Pues bien, la nueva película de esta directora siempre a caballo entre Chile y Portugal, pretende emular, aunque de otra manera, aquella ya legendaria pirueta temporal. "Le cahier noir" nos lleva al crepúsculo del siglo XVIII, para que asistamos al amanecer del amor romántico. Volvemos a aquel jardín; a aquel cielo radiante o encapotado, dependiendo de nuestro estado emocional. Sarmiento adereza la crónica histórica a pequeña escala con intrigas amorosas. Una criada pierde el oremus por su señor, y el niño que este tiene bajo su cuidado, suspira por el cariño de la primera. El enredo sirve como ventana –minúscula– a través de la cual poder observar un mundo que está experimentando cambios traumáticos. En Francia, por ejemplo, la rebelión está a punto de convertirse en Revolución.
La caída del antiguo régimen es plasmada con una paleta de colores saturados, en la que destacan los rojos y los marrones otoñales. Cromatismo pre-invernal que impregna la narración con un espíritu nostálgico. A la criada, al señor y al chaval, esto les va al dedillo. Ideas visuales con sentido espiritual; acertadas sobre el papel, pero desafortunadas en la pantalla. Ahí, asistimos incrédulos a más de hora y media de recreación histórica siempre al borde de la teatralización más ridícula. El pasado se apodera, una vez más, del presente. Volvió Valeria Sarmiento con esa tan añeja concepción de las producciones de prestigio. Con un cine mal envejecido, vaya. «Viejuno», dicen algunos. La narración se amodorra a base de fundidos a negro y el guion va avanzando a base deus ex machinas, a cada cual más patillero.
El Teatro Victoria Eugenia estalla en una carcajada que tiene mucho de catarsis colectiva. El fantasma de Raúl Ruiz sobrevuela el patio de butacas: si esto es una comedia, desde luego es una genialidad. Si no lo es (y todo apunta a que no), entonces tenemos un problema.
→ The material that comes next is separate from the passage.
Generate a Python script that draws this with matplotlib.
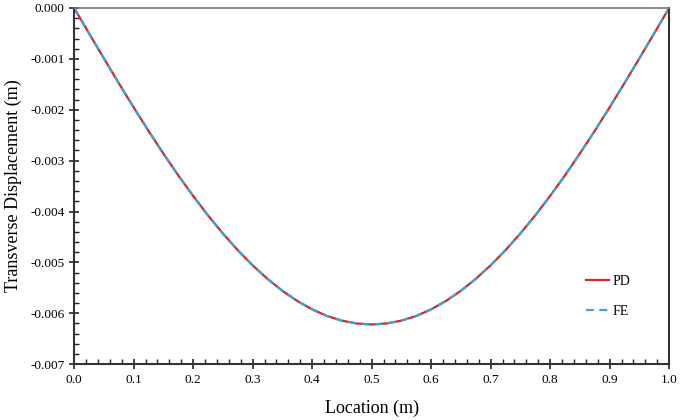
import matplotlib
matplotlib.use("Agg")
import matplotlib.pyplot as plt
from matplotlib.ticker import MultipleLocator, FormatStrFormatter

location = [0.0, 0.025, 0.05, 0.075, 0.1, 0.125, 0.15, 0.175, 0.2, 0.225, 0.25,
            0.275, 0.3, 0.325, 0.35, 0.375, 0.4, 0.425, 0.45, 0.475, 0.5,
            0.525, 0.55, 0.575, 0.6, 0.625, 0.65, 0.675, 0.7, 0.725, 0.75,
            0.775, 0.8, 0.825, 0.85, 0.875, 0.9, 0.925, 0.95, 0.975, 1.0]
pd_half = [0.0, -0.000497, -0.000990, -0.001477, -0.001953, -0.002415, -0.002861,
           -0.003289, -0.003694, -0.004076, -0.004432, -0.004760, -0.005058,
           -0.005324, -0.005558, -0.005758, -0.005923, -0.006053, -0.006145,
           -0.006201, -0.006220]
pd_disp = pd_half + pd_half[-2::-1]
fe_half = [0.0, -0.000498, -0.000991, -0.001478, -0.001954, -0.002416, -0.002862,
           -0.003290, -0.003695, -0.004077, -0.004433, -0.004761, -0.005059,
           -0.005325, -0.005559, -0.005759, -0.005924, -0.006054, -0.006146,
           -0.006202, -0.006221]
fe_disp = fe_half + fe_half[-2::-1]

plt.rcParams['font.family'] = ['Liberation Serif', 'DejaVu Serif']
fig = plt.figure(figsize=(6.8, 4.2), dpi=100)
ax = fig.add_axes([0.109, 0.133, 0.875, 0.848])

ax.plot(location, pd_disp, color='#e02424', lw=1.6, label='PD')
ax.plot(location, fe_disp, color='#35a6d6', lw=1.6, ls=(0, (3.5, 2.5)), label='FE')

ax.set_xlim(0, 1)
ax.set_ylim(-0.007, 0)
ax.xaxis.set_major_locator(MultipleLocator(0.1))
ax.xaxis.set_minor_locator(MultipleLocator(0.02))
ax.yaxis.set_major_locator(MultipleLocator(0.001))
ax.yaxis.set_minor_locator(MultipleLocator(0.0002))
ax.xaxis.set_major_formatter(FormatStrFormatter('%.1f'))
ax.yaxis.set_major_formatter(FormatStrFormatter('%.3f'))
ax.tick_params(which='major', direction='inout', length=7, width=1.2, labelsize=9.5, color='#222222')
ax.tick_params(which='minor', direction='in', length=3.5, width=1.0, color='#222222')
for name, s in ax.spines.items():
    s.set_linewidth(1.5)
    s.set_color('#333333')
ax.spines['top'].set_color('#777777')
ax.spines['top'].set_linewidth(1.2)
ax.set_xlabel('Location (m)', fontsize=13, labelpad=10)
ax.set_ylabel('Transverse Displacement (m)', fontsize=13, labelpad=6)
ax.legend(loc='lower right', bbox_to_anchor=(0.956, 0.095), frameon=False, fontsize=10,
          handlelength=1.6, labelspacing=1.2, handletextpad=0.3)

fig.savefig('out.png', dpi=100)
Muchos, de hecho: las formas en el montaje, en la recitación de los actores y en el diseño de producción (además de en otros muchos aspectos) nos hablan de algo tan superado como el romanticismo. Bendita y maldita ironía. El producto es tan coherente con el objeto de estudio que se mimetiza con él, convirtiéndose así en algo igualmente desfasado, pedante y, por supuesto, cursi.